Financial services and pensions law specialist Simon Laight of Pinsent Masons, the law firm behind Out-Law.com, said that the disinvestment arrangements would have to be triggered automatically because it would be too expensive for platforms to make "manual interventions".
Laight said that the forthcoming rules on adviser charging, coupled with the ban the Financial Services Authority (FSA) has imposed on cash rebates, meant that there is an "accentuated need for auto disinvestment strategies". He said that such strategies were always "essential for pension wrappers" in order to "avoid disputes over benefit payments not being paid on time or when expected".
"An auto disinvestment strategy used to be necessary in pensions to pay minimum drawdown payments required by tax legislation – but that requirement has fallen away," Laight said. "When it was there, to have defaulted on paying a drawdown instalment would have triggered tax charges."
Under its Retail Distribution Review (RDR) the FSA has set out new adviser charging rules which, from the end of this year, will require that advisers only receive payment for their services from clients. The regulator introduced the rules after expressing concern about the way advisers are often paid commission from product providers for recommending their products to clients. This arrangement creates the risk that advisers may not always provide personalised recommendations that are best suitable for clients, the FSA has said.
To expand on the principles of its adviser charging rules, the FSA has said that it will ban product providers from paying cash rebates to advised clients. In a consultation paper published earlier this year, which detailed the regulator's intention to apply the ban to cash rebates paid through platform services, it made clear why it wanted to ban the arrangements.
"Our view is that cash rebates hinder transparency and potentially provide a mechanism for commission to continue being paid," the FSA said in the paper.
Cash rebates in a platforms context are currently paid to consumers' platform accounts. They are issued by product providers whose products have been selected for investment by consumers or advisers on their clients' behalf. Often a portion of the rebates are used to offset what advisers charge clients for their advice. However, whilst the FSA has outlined its intention to ban such arrangements, it has proposed to allow product providers to issue unit rebates to clients' platform accounts instead. The units would represent a value that clients could reinvest in particular products they are offering.
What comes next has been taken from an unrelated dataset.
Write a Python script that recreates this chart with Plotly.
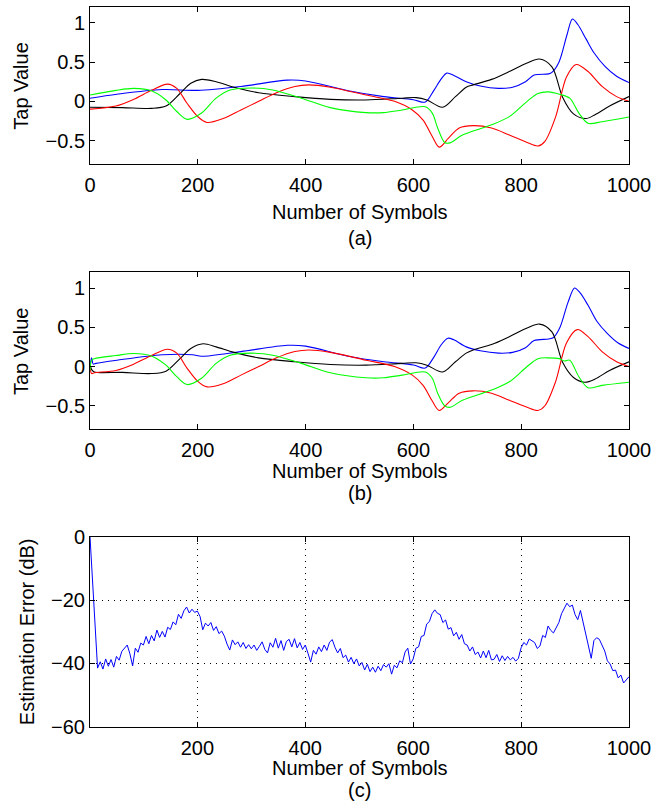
import plotly.graph_objects as go

# ---------------- data ----------------
# Panel (a): true tap values
blue_a_x = [0, 50, 134, 200, 280, 366, 400, 479, 545, 600, 622, 638, 652, 662, 675, 698, 724, 758, 784, 808, 824, 851, 857, 870, 885, 895, 905, 920, 935, 955, 977, 1000]
blue_a_y = [0.04, 0.09, 0.15, 0.14, 0.19, 0.27, 0.26, 0.135, 0.06, 0.02, -0.01, 0.14, 0.29, 0.36, 0.33, 0.25, 0.195, 0.165, 0.18, 0.25, 0.335, 0.35, 0.37, 0.5, 0.85, 1.05, 0.98, 0.8, 0.62, 0.45, 0.32, 0.24]

black_a_x = [0, 60, 114, 141, 167, 187, 207, 234, 267, 313, 380, 446, 512, 579, 605, 625, 654, 678, 698, 711, 745, 778, 811, 834, 857, 877, 897, 920, 937, 964, 1000]
black_a_y = [-0.075, -0.08, -0.09, -0.06, 0.1, 0.23, 0.28, 0.25, 0.18, 0.11, 0.06, 0.025, 0.017, 0.04, 0.047, 0.017, -0.076, 0.06, 0.18, 0.21, 0.28, 0.38, 0.49, 0.54, 0.44, 0.05, -0.16, -0.22, -0.17, -0.06, 0.06]

red_a_x = [0, 48, 81, 114, 144, 161, 180, 200, 217, 247, 280, 313, 346, 380, 406, 446, 512, 565, 598, 618, 635, 648, 665, 685, 711, 745, 778, 811, 831, 844, 864, 884, 902, 924, 950, 977, 1000]
red_a_y = [-0.1, -0.06, 0.025, 0.14, 0.22, 0.165, -0.025, -0.195, -0.27, -0.22, -0.11, 0.0, 0.11, 0.19, 0.21, 0.18, 0.08, 0.0, -0.11, -0.24, -0.45, -0.585, -0.47, -0.34, -0.31, -0.34, -0.43, -0.525, -0.57, -0.51, -0.195, 0.31, 0.47, 0.38, 0.19, 0.06, 0.0]

green_a_x = [0, 48, 81, 114, 141, 161, 180, 207, 234, 260, 300, 339, 392, 446, 512, 545, 579, 622, 635, 645, 658, 668, 691, 745, 778, 811, 831, 851, 871, 890, 907, 924, 950, 1000]
green_a_y = [0.08, 0.14, 0.165, 0.135, 0.017, -0.13, -0.23, -0.15, 0.04, 0.144, 0.17, 0.144, 0.04, -0.08, -0.144, -0.144, -0.11, -0.07, -0.15, -0.34, -0.525, -0.53, -0.43, -0.3, -0.195, 0.0, 0.1, 0.12, 0.09, 0.04, -0.15, -0.28, -0.26, -0.2]

# Panel (b): estimated tap values
blue_b_x = [0, 3, 6, 11, 50, 134, 190, 207, 280, 366, 400, 479, 545, 600, 622, 638, 652, 664, 675, 698, 724, 758, 784, 808, 824, 851, 860, 872, 887, 899, 909, 924, 940, 960, 980, 1000]
blue_b_y = [0.0, 0.11, 0.03, 0.04, 0.08, 0.15, 0.15, 0.13, 0.19, 0.27, 0.26, 0.13, 0.06, 0.02, -0.02, 0.12, 0.28, 0.36, 0.34, 0.25, 0.2, 0.17, 0.18, 0.24, 0.33, 0.35, 0.37, 0.5, 0.82, 1.0, 0.94, 0.78, 0.58, 0.42, 0.3, 0.23]

black_b_x = [0, 3, 8, 60, 114, 141, 167, 187, 210, 234, 267, 313, 380, 446, 512, 579, 605, 625, 654, 678, 698, 711, 745, 778, 811, 834, 857, 877, 897, 918, 937, 964, 1000]
black_b_y = [0.03, -0.04, -0.07, -0.075, -0.09, -0.06, 0.1, 0.23, 0.29, 0.25, 0.18, 0.11, 0.06, 0.025, 0.017, 0.04, 0.047, 0.017, -0.07, 0.06, 0.17, 0.21, 0.28, 0.38, 0.49, 0.54, 0.44, 0.05, -0.14, -0.2, -0.16, -0.05, 0.06]

red_b_x = [0, 3, 8, 48, 81, 114, 144, 161, 180, 200, 217, 247, 280, 313, 346, 380, 406, 446, 512, 565, 598, 618, 635, 648, 665, 685, 711, 745, 778, 811, 831, 844, 864, 884, 904, 924, 950, 977, 1000]
red_b_y = [0.0, -0.09, -0.08, -0.05, 0.03, 0.14, 0.22, 0.17, -0.02, -0.19, -0.26, -0.22, -0.11, 0.0, 0.11, 0.19, 0.21, 0.18, 0.08, 0.0, -0.11, -0.24, -0.44, -0.56, -0.46, -0.34, -0.31, -0.34, -0.43, -0.52, -0.56, -0.5, -0.19, 0.3, 0.47, 0.38, 0.19, 0.06, 0.0]

green_b_x = [0, 3, 8, 48, 81, 114, 141, 161, 180, 207, 234, 260, 300, 339, 392, 446, 512, 545, 579, 622, 635, 645, 658, 668, 691, 745, 778, 811, 831, 851, 871, 880, 890, 907, 924, 950, 1000]
green_b_y = [-0.05, 0.08, 0.1, 0.14, 0.165, 0.135, 0.017, -0.13, -0.23, -0.15, 0.04, 0.144, 0.17, 0.144, 0.04, -0.08, -0.144, -0.144, -0.11, -0.07, -0.15, -0.34, -0.5, -0.52, -0.43, -0.3, -0.195, 0.0, 0.1, 0.11, 0.1, 0.07, 0.08, -0.13, -0.27, -0.24, -0.2]

# Panel (c): estimation error in dB, read every 5 symbols
err_step = 5
err_db = [
    0, -12, -30, -41.5, -39.5, -41.8, -38.6, -40.9, -38.8, -41.2,
    -37.8, -39, -36.2, -35.3, -34.2, -37, -40.8, -35.2, -36.5, -33.6,
    -34.2, -31.5, -33.8, -31.2, -32.9, -29.5, -31.8, -29.9, -31.7, -28.6,
    -29.3, -26.9, -27.8, -24.5, -25.8, -23.4, -22.2, -24.1, -22.9, -23.9,
    -23.5, -25.2, -29.4, -27.3, -28.2, -27.1, -29.6, -28.4, -30.6, -29.8,
    -31.4, -33.9, -35.8, -32.6, -34.1, -33.2, -34.9, -33.4, -35.3, -34.1,
    -35.4, -34.2, -35.9, -34.6, -33.2, -35.6, -36.7, -33.5, -34.9, -32.1,
    -35.2, -32.8, -35.9, -33.1, -32.4, -34.8, -32.2, -35.1, -33.4, -35.6,
    -34.2, -36.8, -39.6, -35.9, -37.1, -34.8, -36.3, -34.2, -35.9, -33.3,
    -32.5, -34.9, -36.7, -35.3, -38.2, -37.4, -39.6, -38.1, -40.1, -38.6,
    -40.8, -39.7, -42.1, -40.3, -42.6, -41.2, -42.8, -40.9, -42.3, -40.4,
    -41.2, -40.1, -43.4, -40.6, -41.4, -39.2, -39.8, -36.4, -35.2, -40.2,
    -38.6, -35.2, -34.8, -31.5, -31.2, -27.6, -26.8, -24.3, -23.1, -24.2,
    -24.6, -27.1, -26.3, -29.2, -28.7, -31.3, -30.2, -32.4, -30.9, -33.8,
    -34.2, -36.1, -34.8, -37.2, -36.4, -38.3, -36.1, -38.2, -35.9, -38.9,
    -38.7, -37.2, -39.4, -37.6, -39.1, -37.8, -38.9, -38.1, -39.3, -38.4,
    -35.1, -33.4, -34.2, -32.3, -32.8, -33.4, -35.3, -34.5, -31.2, -31.8,
    -28.2, -29.6, -30.4, -28.8, -27.1, -24.3, -22.8, -21.0, -22.1, -21.6,
    -24.6, -26.2, -23.3, -27.1, -31.2, -34.6, -38.4, -32.8, -31.9, -32.4,
    -34.5, -36.1, -39.2, -40.2, -42.3, -42.1, -44.6, -43.7, -46.2, -45.1,
    -44.2,
]
err_x = [max(1, i * err_step) for i in range(len(err_db))]

x_ticks_ab = [0, 200, 400, 600, 800, 1000]
x_ticks_c = [200, 400, 600, 800, 1000]
y_ticks_ab = [-0.5, 0, 0.5, 1]
y_ticks_c = [-60, -40, -20, 0]

# ---------------- figure ----------------
W, H = 666, 806
FONT = "Liberation Sans, Arial, sans-serif"

def px_x(p):
    return p / W

def px_y(p):
    return 1 - p / H

fig = go.Figure()

def add_line(x, y, color, xa, ya):
    fig.add_trace(go.Scatter(x=x, y=y, mode="lines", xaxis=xa, yaxis=ya,
                             line=dict(color=color, width=1.1, shape="spline", smoothing=0.9),
                             showlegend=False, hoverinfo="skip"))

add_line(blue_a_x, blue_a_y, "#0000ff", "x", "y")
add_line(black_a_x, black_a_y, "#000000", "x", "y")
add_line(red_a_x, red_a_y, "#ff0000", "x", "y")
add_line(green_a_x, green_a_y, "#00ff00", "x", "y")

add_line(blue_b_x, blue_b_y, "#0000ff", "x2", "y2")
add_line(black_b_x, black_b_y, "#000000", "x2", "y2")
add_line(red_b_x, red_b_y, "#ff0000", "x2", "y2")
add_line(green_b_x, green_b_y, "#00ff00", "x2", "y2")

fig.add_trace(go.Scatter(x=err_x, y=err_db, mode="lines", xaxis="x3", yaxis="y3",
                         line=dict(color="#0000ff", width=1),
                         showlegend=False, hoverinfo="skip"))

xdom = [px_x(90), px_x(629)]
common = dict(showline=True, linecolor="black", linewidth=1, mirror="ticks",
              ticks="inside", ticklen=5, tickcolor="black", tickwidth=1,
              zeroline=False, automargin=False,
              tickfont=dict(family=FONT, size=20, color="black"))
xcommon = dict(ticklabelstandoff=3, **common)
grid = dict(showgrid=True, gridcolor="black", griddash="1px,5px", gridwidth=1)

fig.update_layout(
    template="none",
    width=W, height=H, margin=dict(l=0, r=0, t=0, b=0, pad=0), autosize=False,
    paper_bgcolor="white", plot_bgcolor="white",
    font=dict(family=FONT, size=20, color="black"),
    xaxis=dict(domain=xdom, range=[0, 1000], tickvals=x_ticks_ab, showgrid=False, anchor="y", **xcommon),
    yaxis=dict(domain=[px_y(164), px_y(7.3)], range=[-0.8, 1.2], tickvals=y_ticks_ab, showgrid=False, anchor="x", **common),
    xaxis2=dict(domain=xdom, range=[0, 1000], tickvals=x_ticks_ab, showgrid=False, anchor="y2", **xcommon),
    yaxis2=dict(domain=[px_y(429.3), px_y(272.3)], range=[-0.8, 1.2], tickvals=y_ticks_ab, showgrid=False, anchor="x2", **common),
    xaxis3=dict(domain=xdom, range=[1, 1000], tickvals=x_ticks_c, anchor="y3", **grid, **xcommon),
    yaxis3=dict(domain=[px_y(726.7), px_y(536.7)], range=[-60, 0], tickvals=y_ticks_c, anchor="x3", **grid, **common),
)

cx = px_x(359.5)
labels = [
    ("Number of Symbols", cx, 212, 0),
    ("(a)", cx, 238, 0),
    ("Number of Symbols", cx, 471, 0),
    ("(b)", cx, 493, 0),
    ("Number of Symbols", cx, 768, 0),
    ("(c)", cx, 790, 0),
    ("Tap Value", px_x(21), 85.7, -90),
    ("Tap Value", px_x(21), 351, -90),
    ("Estimation Error (dB)", px_x(26.5), 631.7, -90),
]
for text, x, y, ang in labels:
    fig.add_annotation(text=text, x=x, y=px_y(y), xref="paper", yref="paper",
                       showarrow=False, textangle=ang, xanchor="center", yanchor="middle",
                       font=dict(family=FONT, size=20, color="black"))

fig.write_html("out.html", config={"displayModeBar": False},
               post_script="document.body.style.margin='0';document.body.style.overflow='hidden';")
Platform providers have taken a mixed approach to how to deal with circumstances where there is not enough cash in investors' cash accounts to cover the adviser charge, according to a report by Money Marketing.
The report outlined how most platform providers will offer auto disinvestment solutions to advisers to overcome the problem. Only Standard Life said that it would not offer auto disinvestment opportunities for advisers.
Laight said that there were "pros and cons" to each of the various measures chosen by the platform providers. He said that whilst it might be easiest for consumers to understand an approach whereby disinvestment of their assets occurs on a 'last in, first out' (LIFO) basis, as some providers said they will do, he said that the "pitfalls" identified by one provider in the Money Marketing report were valid.
"There will be very good reasons why the adviser and the client made a decision to invest in a specific fund, which could be timed to reflect what is happening in the market," Aviva UK senior marketing manager Phil Ralli said, according to the report. "We felt taking all of the money from that last invested fund was a bit counter-intuitive and would probably disturb the plans the adviser and client have put in place."
Fidelity FundsNetwork said it would allow advisers to take their charge from a client fund they nominate, or from the largest fund if they make no nomination, according to the Money Marketing report. Skandia and Cofunds are among the other providers that allow advisers a choice of where to take their charge from.
"On balance, I favour running a dual offering," Laight said. "This would mean that customers and advisers could specify a default strategy from within a list of disinvestment strategies permitted by the platform, but where in the absence of one being specified a modified LIFO approach would apply."
"The modified approach is necessary to exclude certain investments from the LIFO rule, for example where the last investment made by an adviser on behalf of their client was in an illiquid asset. It could be that the charge is derived from liquid assets on a LIFO basis before moving to illiquid assets if liquid ones are exhausted," the expert added.
"In the SIPP world, if there is no cash or assets to pay the operator’s charges or costs then often personal indemnities kick in. Clearly those indemnities from the customer need to be clearly sign posted at point of sale if any reliance is to be placed on them," Laight said.